RUSH: You’ll feel a lot of bumping, sometimes there’s some banging—don’t worry about it. All that can happen is something on the outside can get hurt. We’re not getting hurt. We are now the safest five people on the planet.

The crew closed the front titanium end cap and sealed us in with 17 bolts—from the outside.

Guy: OK…it’s going, a couple more inches…

POGUE: I forgot to tell you. I have severe claustrophobia. Is that a problem?

Now, there’s one key part of this sub system that I haven’t mentioned yet, because it’s sort of complicated. Complicated, but cool. 

You might have wondered at this point: What’s the difference between a submarine and a submersible? A submarine has enough juice to leave port, do its trip, and come back, all under its own power. A submersible has much less power; you need a surface ship to launch it and recover it.

Most submersibles get lowered into the water by a crane mounted on the ship, usually an A-frame crane. But Stockton Rush wanted to avoid that system. 
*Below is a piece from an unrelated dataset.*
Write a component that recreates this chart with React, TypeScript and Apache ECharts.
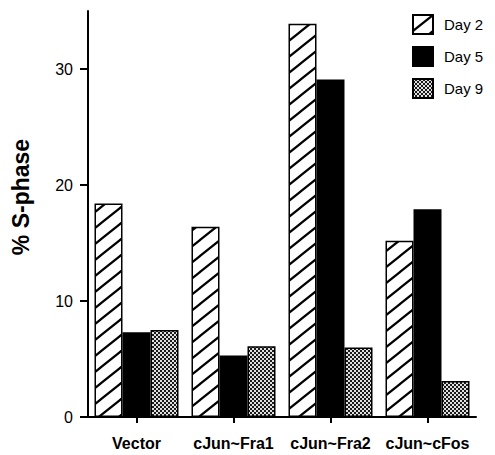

RUSH: There is nothing dumber than doing anything on the surface of the water. You do it underwater or in the air. It’s that transition where the problems happen. It’s when you get that sub out of the water and now it’s not in the water and it’s not on the deck, it’s hanging on a pendulum, that’s the dangerous part.

So, think about, you have a ten-ton sub, and a multi-thousand-ton ship, and they’re in bad waves. So, anybody can launch when it’s dead calm. But when the waves are there, these things are doing different stuff.  They’re banging into stuff. 

The typical solution is get a really big ship and a really big. Well, that’s super expensive. 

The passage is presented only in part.